Our Liberal environment minister Catherine McKenna has gone out of her way to brag about her own war on jobs during her recent junket to Germany. She claims: “The markets have moved on, the world has moved on, coal is not coming back” and yet, the world hasn’t moved on, with the four largest economies, China, Japan, Germany and the United States actually increasing coal production.
The fact of the matter is, while champagne socialists in downtown Ottawa and Edmonton toast the destruction of Alberta’s responsible coal industry, the top economies of the world are doubling down on coal. Meanwhile workers and communities around Alberta are losing their lifeblood and livelihoods because of our reckless provincial and federal governments.

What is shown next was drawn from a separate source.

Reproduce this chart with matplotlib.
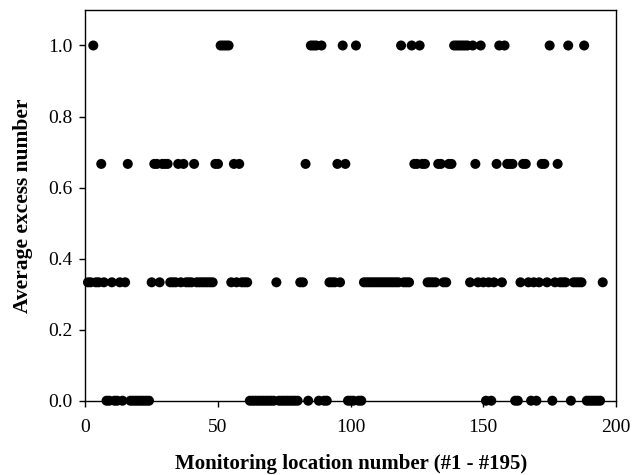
import matplotlib
matplotlib.use("Agg")
import matplotlib.pyplot as plt

# Monitoring locations grouped by their average excess number
levels = [0.0, 1/3, 2/3, 1.0]
loc_level_0 = [8, 9, 11, 12, 14, 17, 18, 19, 20, 21, 22, 23, 24,
               62, 63, 64, 65, 66, 67, 68, 69, 70, 71, 73, 74, 75, 76, 77, 78, 79, 80,
               84, 88, 90, 91, 99, 100, 101, 103, 104,
               151, 153, 162, 163, 168, 170, 176, 183,
               189, 190, 191, 192, 193, 194]
loc_level_1_3 = [1, 2, 4, 5, 7, 10, 13, 15, 25, 28, 32, 33, 34, 36, 38, 39, 40,
                 42, 43, 44, 45, 46, 47, 48, 55, 57, 59, 60, 61, 72, 81, 82,
                 92, 93, 94, 96,
                 105, 106, 107, 108, 109, 110, 111, 112, 113, 114, 115, 116, 117, 118,
                 120, 121, 122, 129, 130, 131, 132, 135, 136, 145, 148, 150, 152, 154,
                 157, 164, 167, 169, 171, 174, 177, 179, 180, 181, 184, 185, 186, 187, 195]
loc_level_2_3 = [6, 16, 26, 27, 29, 30, 31, 35, 37, 41, 49, 50, 56, 58, 83, 95, 98,
                 124, 125, 127, 128, 133, 134, 137, 138, 147, 155, 159, 160, 161,
                 165, 166, 172, 173, 178]
loc_level_1 = [3, 51, 52, 53, 54, 85, 86, 87, 89, 97, 102, 119, 123, 126,
               139, 140, 141, 142, 143, 144, 146, 149, 156, 158, 175, 182, 188]

x_ticks = [0, 50, 100, 150, 200]
y_ticks = [0.0, 0.2, 0.4, 0.6, 0.8, 1.0]

plt.rcParams['font.family'] = ['Liberation Serif', 'DejaVu Serif']

fig = plt.figure(figsize=(6.43, 4.75), dpi=100)
ax = fig.add_axes([0.1327, 0.1564, 0.958 - 0.1327, 0.979 - 0.1564])

groups = [loc_level_0, loc_level_1_3, loc_level_2_3, loc_level_1]
for lvl, locs in zip(levels, groups):
    ax.scatter(locs, [lvl] * len(locs), s=52, color='black', edgecolors='none',
               clip_on=False, zorder=3)

ax.set_xlim(0, 200)
ax.set_ylim(0, 1.1)
ax.set_xticks(x_ticks)
ax.set_yticks(y_ticks)
ax.set_xticklabels([str(t) for t in x_ticks])
ax.set_yticklabels([f"{t:.1f}" for t in y_ticks])
ax.tick_params(axis='both', direction='out', length=4, width=1, labelsize=14,
               top=False, right=False)
ax.tick_params(axis='x', pad=9)
ax.tick_params(axis='y', pad=5)
for sp in ax.spines.values():
    sp.set_linewidth(1.0)
    sp.set_color('black')

ax.set_xlabel("Monitoring location number (#1 - #195)", fontsize=15,
              fontweight='bold', labelpad=13)
ax.set_ylabel("Average excess number", fontsize=15.5, fontweight='bold', labelpad=11)

fig.savefig("out.png", dpi=100)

If we want to be serious about helping to reduce global CO2 emissions, while protecting well-paying jobs, we should promote the technologies used at the Keephills generator in Parkland County. These facilities have significantly reduced CO2 emissions and generate some of the cleanest coal electricity in the world. We should extend the coal phase-out on these state-of-the-art, 21st century generators to allow companies to recoup their investments, saving taxpayers billions that could be better used to support renewable energy, research and technology and other worthwhile initiatives.
The NDP, after first coming up with the idea to shut down coal, are now trying to claim their hands are tied by the federal government. But that’s simply not true. Governments in Saskatchewan and Nova Scotia have both successfully negotiated delaying Ottawa’s 2030 timeline to put coal plants offline. If the NDP wanted to fight for working people in this province, they would have done the same thing; instead they’ve given Trudeau’s plan and policies their personal stamp of approval.
While it’s no doubt popular and chic in the circles Minister McKenna and the NDP hang out in to take runs at our coal workers and communities, they should instead go out to meet the community leaders and workers their ideological shutdown of coal will hurt the most. Our communities and the people of Alberta deserve nothing less.